The “Teen” eventually wakes, and after a tense discussion about his mysterious “sigil” preventing his identity from being revealed, Agatha returns to the other witches as they are in the middle of exchanging scar stories. Rio chimes in about a scar being someone she loved in the past, heavily implying it is Agatha. After the two break off and share an intense near kiss, the episode ends.
Episode four finally seems to give us some conclusions, just, of course, not about our main story. With the trial of fire, we see what seems to be a true conclusion to at least the past problems of Alice, whereas the previous trial only really raised more questions for the corresponding witch, Jen. For our other bigger mysteries, we again get no real concrete answers.
The musical theme of the show returns here in spectacular fashion.

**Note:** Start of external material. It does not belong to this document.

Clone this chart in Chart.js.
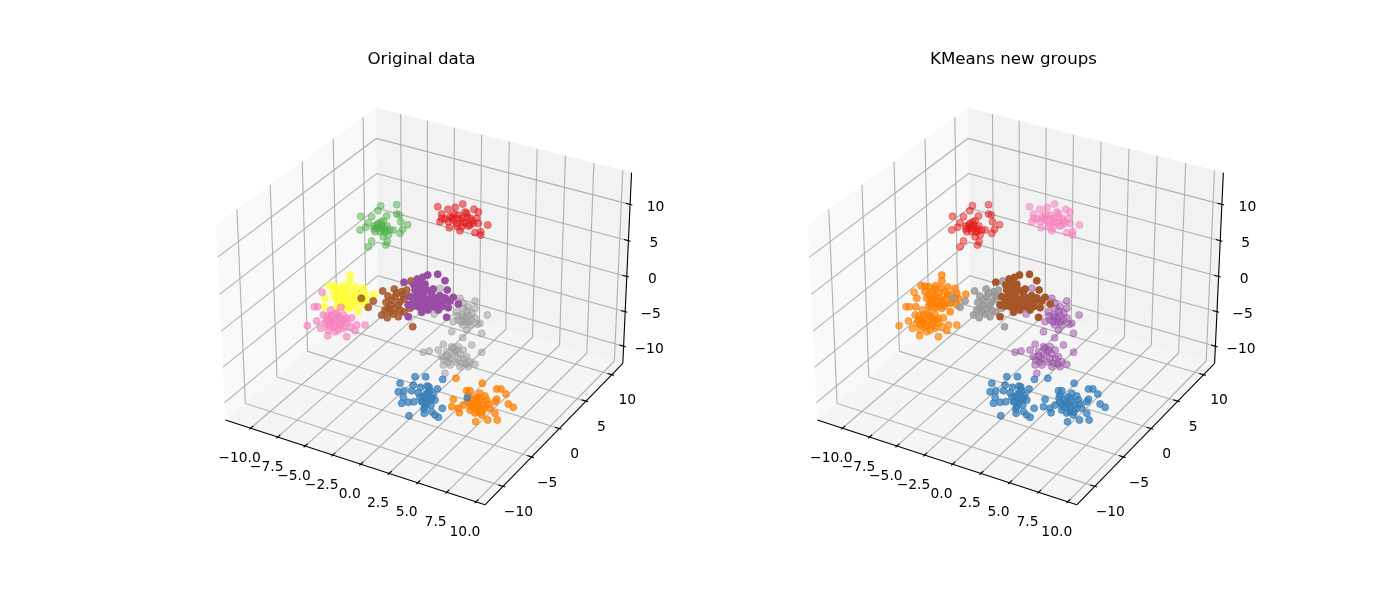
<!DOCTYPE html>
<html>
<head>
<meta charset="utf-8">
<script src="https://cdn.jsdelivr.net/npm/chart.js@4"></script>
<style>
html, body { margin: 0; padding: 0; background: #fff; overflow: hidden; width: 1400px; height: 600px; }
canvas { position: absolute; top: 0; }
#left { left: 0; }
#right { left: 592px; }
</style>
</head>
<body>
<canvas id="left" width="843" height="600"></canvas>
<canvas id="right" width="843" height="600"></canvas>
<script>
// tick labels
const xTicks = [-10, -7.5, -5, -2.5, 0, 2.5, 5, 7.5, 10];
const yTicks = [-10, -5, 0, 5, 10];
const zTicks = [-10, -5, 0, 5, 10];

// axis limits
const xLim = [-12.34, 10.76];
const yLim = [-13.05, 12.2];
const zLim = [-12.5, 14.3];

// blobs in view-plane units
const blobGreen = [[380.7,205.7],[396.7,204.7],[378,210.7],[360.7,216.3],[371.7,216.7],[396.7,214],[399.3,215],[386.7,216],[400.7,221.7],[407.7,224.7],[368.3,222.7],[360,230],[365.7,227.3],[374,226],[378.3,223.3],[381.7,225],[383.3,220.7],[376.7,228.3],[380,231.7],[385,228.3],[390,230],[393.3,230],[402.7,229.3],[400,233.3],[388.3,235],[383.3,236.7],[371.7,241],[368.3,246.7],[385.7,245],[387.3,241.7],[375,231.7],[379,227],[382,229],[377,225],[384,232],[387,226],[381,222],[374,229],[386,231]];
const blobRed = [[437.7,206.7],[462.7,204],[455.3,207.3],[448,209.3],[474,209.3],[478.3,212],[441.7,214],[441.7,218.3],[450,216.7],[458.3,215],[466.7,213.3],[453.3,220],[461.7,218.3],[470,218.3],[476.7,218.3],[440,221.7],[448.3,221.7],[456.7,223.3],[465,223.3],[473.3,223.3],[478.3,223.3],[487.7,225],[449.3,227.7],[460,230.7],[461.7,226.7],[468.3,226],[475,232.7],[480.7,231.7],[480.7,235],[470,225],[454,214],[459,219],[463,222],[467,217],[472,221],[457,226],[452,218],[465,212],[445,219]];
const blobYellow = [[350,275],[350,281],[344,285.7],[329.3,285.7],[337.3,286.7],[325,298.3],[363.3,288.3],[333.3,291.7],[340,291.7],[346.7,293.3],[353.3,291.7],[360,295],[365,293.3],[335,298.3],[341.7,298.3],[348.3,298.3],[355,298.3],[338.3,303.3],[345,303.3],[351.7,303.3],[358.3,303.3],[374,294.3],[365,305],[358.3,311.7],[350,308.3],[343.3,308.3],[324,306.7],[363.3,298.3],[337,295],[343,289],[349,288],[356,287],[344,296],[350,301],[356,295],[341,301],[347,306],[353,306],[333,286],[360,302],[337,306],[367,299]];
const blobPink = [[322.3,292.3],[314.3,306.7],[317.3,306.7],[341,307.3],[330.7,310],[323.3,315],[343.3,315],[336.7,313.3],[351.7,317.7],[316.7,321],[307.3,325.7],[326.7,320],[333.3,318.3],[340,318.3],[346.7,318.3],[328.3,325],[335,325],[341.7,323.3],[350,326.7],[356.7,325],[365,325],[320.7,328.3],[328.3,330],[335,331.7],[343.3,328.3],[355,330.7],[327.7,335.7],[346.7,336.7],[338.3,330],[331.7,315],[325,323.3],[330,320],[336,321],[340,325],[333,327],[344,320],[331,323],[338,316],[327,316],[347,323]];
const blobBrown = [[382.7,291],[394.3,289],[411,281],[361.3,298.3],[373.3,301],[368.3,307.3],[386,302.3],[395,296.7],[401.7,291.7],[406.7,290],[388.3,308.3],[400,301.7],[410,296.7],[381.7,315],[387.3,317.7],[398.3,316.7],[390,311.7],[400,310],[408.3,305],[412.7,326.7],[396.7,293.3],[410,308.3],[415,303.3],[392,300],[398,305],[404,299],[388,296],[393,314],[404,312],[395,309],[403,295],[385,310],[391,305]];
const blobPurple = [[437.7,274.3],[445,280.7],[427.7,275],[422.7,277.3],[417.3,279],[404,282.3],[420,283.3],[425,284.3],[433.3,289],[447.3,290],[410,296.7],[416.7,295],[423.3,295],[431.7,295],[440,295.7],[453.3,297.3],[450,301],[413.3,301.7],[420,301.7],[428.3,301.7],[436.7,301.7],[443.3,301.7],[458.3,304],[408.3,305],[418.3,306.7],[425,306.7],[433.3,306.7],[441.7,306.7],[448.3,307.7],[421.7,312.3],[408.3,316.7],[446.7,317.3],[438.3,310],[415,290],[421,289],[427,290],[430,299],[424,299],[435,298],[418,298],[439,304],[430,304],[413,306],[445,298],[428,310],[414,285]];
const blobGrayUpper = [[440,288.3],[460,298.3],[475,301],[463.3,303.3],[468.3,306.7],[475,308.3],[434.3,314],[463.3,308.3],[487.3,315],[453.3,321.7],[458.3,320],[463.3,316.7],[468.3,315],[471.7,320],[465,321.7],[470,325],[480,323.3],[477.3,324.3],[466.7,330],[451.7,331.7],[481.7,333.3],[461.7,315],[456.7,311.7],[467,311],[461,322],[466,318],[472,313],[463,325],[457,316],[469,322],[475,318]];
const blobGrayLower = [[462.7,337.7],[443.3,344.3],[471.7,345],[423.3,352.3],[429.3,351],[451.7,346.7],[458.3,346.7],[438.3,350],[446.7,351.7],[455,351.7],[463.3,350],[481.7,352.3],[441.7,356.7],[450,358.3],[458.3,358.3],[466.7,356.7],[443.3,365],[450,365],[461.7,363.3],[470,361.7],[475,364.3],[445,373.3],[460,366.7],[468.3,366.7],[456.7,350],[447,356],[453,348],[460,354],[452,355],[464,359],[444,360],[448,362],[456,362],[466,364]];
const blobOrange = [[456,378.3],[482.3,383.3],[496.7,389],[501,389],[506,394],[466.7,390.7],[470,390.7],[480,393.3],[453.3,399.3],[496.7,399.3],[495,401.7],[468.3,395],[478.3,398.3],[473.3,400],[486.7,400],[451.7,406.7],[458.3,408.3],[459.3,412.7],[470,405],[476.7,405],[483.3,405],[490,408.3],[508.3,404],[513.3,407.3],[470,410],[478.3,411.7],[481.7,415],[495,413.3],[475.7,421.7],[487.7,420],[497.3,420],[463.3,405],[474,403],[480,401],[478,408],[484,409],[472,407],[482,412],[476,397],[488,404],[468,402],[485,396],[475,413]];
const blobBlue = [[415,376.7],[425.7,376.7],[442.7,379.3],[400,383.3],[413.3,385],[420.7,387.3],[427.3,386],[437.3,389],[398.3,391.7],[404,390.7],[411.7,390.7],[418.3,392.7],[430,390.7],[403.3,397.3],[423.3,396.7],[431.7,398.3],[401.7,403.3],[408.3,402.3],[414,401.7],[421.7,401.7],[426.7,403.3],[435,400],[425,406.7],[442.3,408.3],[431.7,411.7],[424.3,413.3],[435,415],[438.3,417.3],[409,415.7],[467.3,397.7],[426,394],[430,400],[423,402],[428,392],[433,395],[420,397],[427,399],[431,405],[424,409],[429,387]];

// back to front
const blobs = [blobGreen, blobRed, blobYellow, blobGrayUpper, blobGrayLower, blobPink, blobBrown, blobPurple, blobOrange, blobBlue];
const blobAlpha = [0.5, 0.55, 0.75, 0.5, 0.5, 0.65, 0.85, 1, 0.75, 0.75];

const RED = '228,26,28', BLUE = '55,126,184', GREEN = '77,175,74', PURPLE = '152,78,163';
const ORANGE = '255,127,0', YELLOW = '255,255,51', BROWN = '166,86,40', PINK = '247,129,191', GRAY = '153,153,153';

const leftColors = [GREEN, RED, YELLOW, GRAY, GRAY, PINK, BROWN, PURPLE, ORANGE, BLUE];
const rightColors = [RED, PINK, ORANGE, PURPLE, PURPLE, ORANGE, GRAY, BROWN, BLUE, BLUE];

// mplot3d camera: elev 30, azim -60, dist 10
const box = [1.19048, 1.19048, 0.89286];
const uVec = [0.8660, 0.5, 0];
const vVec = [-0.25, 0.4330, 0.8660];
const wVec = [0.4330, -0.75, 0.5];

function dot(a, b) {
    return a[0] * b[0] + a[1] * b[1] + a[2] * b[2];
}

// data coords -> view plane units
function project(x, y, z) {
    const p = [
        ((x - xLim[0]) / (xLim[1] - xLim[0]) - 0.5) * box[0],
        ((y - yLim[0]) / (yLim[1] - yLim[0]) - 0.5) * box[1],
        ((z - zLim[0]) / (zLim[1] - zLim[0]) - 0.5) * box[2],
    ];
    const depth = 10 - dot(wVec, p);
    const tx = dot(uVec, p) / depth;
    const ty = dot(vVec, p) / depth;
    return [190.6 + (tx + 0.095) * 2497, 534 - (ty + 0.095) * 2497];
}

const axes3d = {
    id: 'axes3d',
    beforeDatasetsDraw(chart) {
        const ctx = chart.ctx;
        const sx = chart.scales.x, sy = chart.scales.y;
        const pt = (x, y, z) => {
            const v = project(x, y, z);
            return [sx.getPixelForValue(v[0]), sy.getPixelForValue(v[1])];
        };
        const [x0, x1] = xLim, [y0, y1] = yLim, [z0, z1] = zLim;

        function poly(points, fill) {
            ctx.beginPath();
            points.forEach((p, i) => {
                const q = pt(p[0], p[1], p[2]);
                if (i === 0) ctx.moveTo(q[0], q[1]);
                else ctx.lineTo(q[0], q[1]);
            });
            if (fill) {
                ctx.closePath();
                ctx.fillStyle = fill;
                ctx.fill();
            } else {
                ctx.stroke();
            }
        }

        ctx.save();
        // panes
        poly([[x0, y0, z0], [x0, y1, z0], [x0, y1, z1], [x0, y0, z1]], 'rgb(249,249,249)');
        poly([[x0, y1, z0], [x1, y1, z0], [x1, y1, z1], [x0, y1, z1]], 'rgb(242,242,242)');
        poly([[x0, y0, z0], [x1, y0, z0], [x1, y1, z0], [x0, y1, z0]], 'rgb(245,245,245)');

        // grid
        ctx.lineWidth = 1.1;
        ctx.strokeStyle = 'rgb(176,176,176)';
        xTicks.forEach(t => poly([[t, y0, z0], [t, y1, z0], [t, y1, z1]]));
        yTicks.forEach(t => poly([[x1, t, z0], [x0, t, z0], [x0, t, z1]]));
        zTicks.forEach(t => poly([[x1, y1, t], [x0, y1, t], [x0, y0, t]]));

        // axis lines
        ctx.strokeStyle = '#000';
        poly([[x0, y0, z0], [x1, y0, z0]]);
        poly([[x1, y0, z0], [x1, y1, z0]]);
        poly([[x1, y1, z0], [x1, y1, z1]]);

        // ticks
        const dx = (x1 - x0) / 12, dy = (y1 - y0) / 12;
        xTicks.forEach(t => poly([[t, y0 + 0.2 * dy, z0], [t, y0 - 0.1 * dy, z0]]));
        yTicks.forEach(t => poly([[x1 - 0.2 * dx, t, z0], [x1 + 0.1 * dx, t, z0]]));
        zTicks.forEach(t => poly([[x1 - 0.2 * dx, y1, t], [x1 + 0.1 * dx, y1, t]]));

        // tick labels
        ctx.fillStyle = '#000';
        ctx.font = '13.89px "DejaVu Sans"';
        ctx.textAlign = 'center';
        ctx.textBaseline = 'middle';
        const fmt = t => String(t).replace('-', '\u2212');
        xTicks.forEach(t => {
            const q = pt(t, y0, z0);
            ctx.fillText(fmt(t.toFixed(1)), q[0] - 11, q[1] + 30);
        });
        yTicks.forEach(t => {
            const q = pt(x1, t, z0);
            ctx.fillText(fmt(t), q[0] + 15.5, q[1] + 26);
        });
        zTicks.forEach(t => {
            const q = pt(x1, y1, t);
            ctx.fillText(fmt(t), q[0] + 25.5, q[1] + 3);
        });
        ctx.restore();
    }
};

function makePanel(id, title, colors, shift) {
    return new Chart(document.getElementById(id), {
        type: 'scatter',
        data: {
            datasets: blobs.map((b, i) => ({
                data: b.map(p => ({ x: p[0], y: p[1] })),
                order: blobs.length - i,
                pointRadius: 3.5,
                pointBorderWidth: 0.9,
                pointBackgroundColor: `rgba(${colors[i]},${blobAlpha[i]})`,
                pointBorderColor: `rgba(${colors[i]},${blobAlpha[i]})`,
            }))
        },
        options: {
            responsive: false,
            animation: false,
            devicePixelRatio: 1,
            layout: { padding: 0, autoPadding: false },
            scales: {
                x: { type: 'linear', display: false, min: shift, max: 843 + shift },
                y: { type: 'linear', display: false, min: 81, max: 600, reverse: true }
            },
            plugins: {
                legend: { display: false },
                tooltip: { enabled: false },
                title: {
                    display: true,
                    text: title,
                    color: '#000',
                    font: { family: 'DejaVu Sans', size: 16.67, weight: 'normal' },
                    padding: { top: 50, bottom: 11 }
                }
            }
        },
        plugins: [axes3d]
    });
}

makePanel('left', 'Original data', leftColors, 0);
makePanel('right', 'KMeans new groups', rightColors, 0.2);
</script>
</body>
</html>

What started as unrecognizable humming in episode one, developed into a magical acapella chant to open the door to the “Witches Road” in episode two, is now a grand full band performance.
This episode also sees the return of Rio, throwing more tension into the mix for Agatha. We were given a more joking glimpse of their relationship in episode one through the lens of the detective show curse Agatha was trapped in and then again in the middle of Rio trying to kill Agatha.
Now that they are seemingly being forced to be allies, we are given more tense one-on-one interactions, revealing they clearly must have had a past romantic relationship. With Rio’s mysterious reveal of a past loved one being her personal scar, we are now left with implications that only drive us to want to know more.
With so much still to be revealed, “Agatha All Along” continues to be an intriguing and fun series. I count myself still under its spell as I wait for more. I’d give it 5 concert posters out of 7.